Since Nepal is situated in the vital geo-strategic location, we must extract maximum benefits out of this position. Given this position, Nepal can be developed as a hub for trade between China and India. China is seeking to enter into South Asian market of which India occupies a lion’s share. Similarly, India is also vigorously trying to enter into Chinese market. Nepal, thus, can and should be developed as a regional commercial center between these two countries. Moreover, both the countries may be willing to invest in Nepal to have access to market across the border provided we are able to create conducive atmosphere. 
Nepal is a landlocked country.  But some tend to describe Nepal’s position as India-locked more than the landlocked one. It was definitely true in the past because great Himalayan border with China had created barrier for trade and transit with the rest of the world through northern points. India was the only opening for us to have access to the rest of the world. But situation has changed and is changing fast due to developments in the Tibet Autonomous Region of China. China has invested much in Tibet for its infrastructural development. High speed rail has already linked Tibet with the rest of China and this railway link is being extended to areas close to Nepal’s border. Moreover, China has shown its willingness to extend the railway link to Kathmandu and also to Lumbini. Thus, the northern routes are also opening for Nepal’s trade with other countries.

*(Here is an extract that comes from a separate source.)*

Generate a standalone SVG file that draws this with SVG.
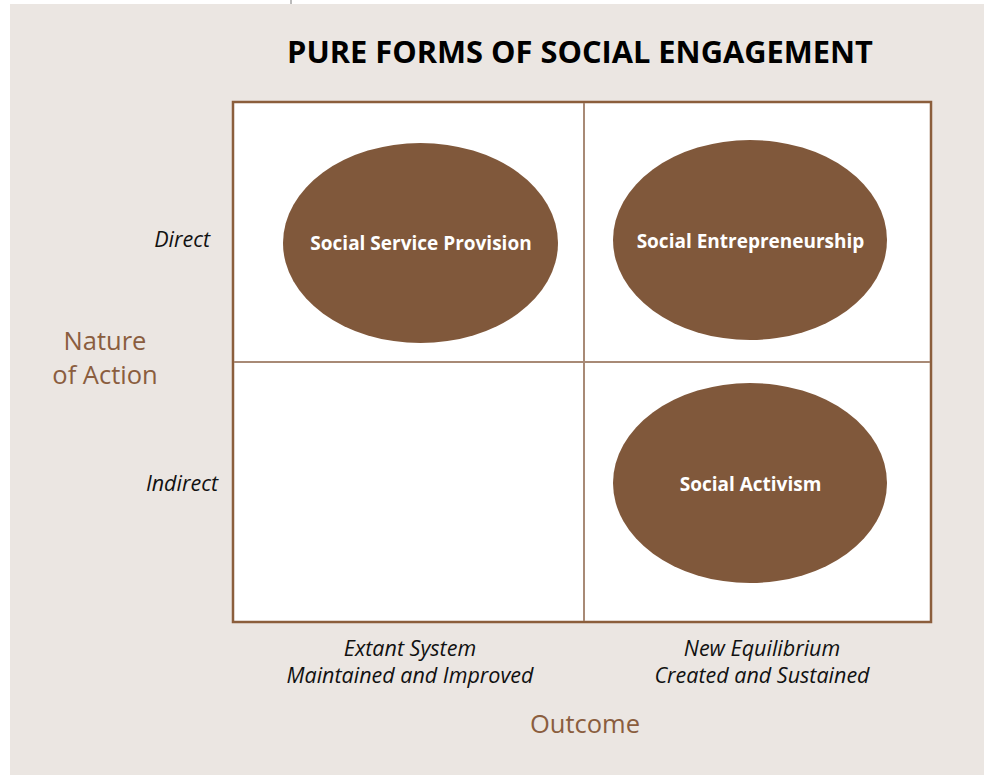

This situation demands change in our regional outlook and accordingly change in the conduct of foreign policy. We need to get actively engaged with both of our countries and take benefit from the high-paced economic growth of both India and China. Thus, we need to rise above the old and obsolete concepts and approaches but develop a new vision and pragmatic approach in the conduct of foreign policy. The political parties, therefore, are expected to shun their partisan agenda and reach a broad consensus on foreign policy goals, priorities and approaches so that this would be our permanent feature no matter whoever person or party goes to power.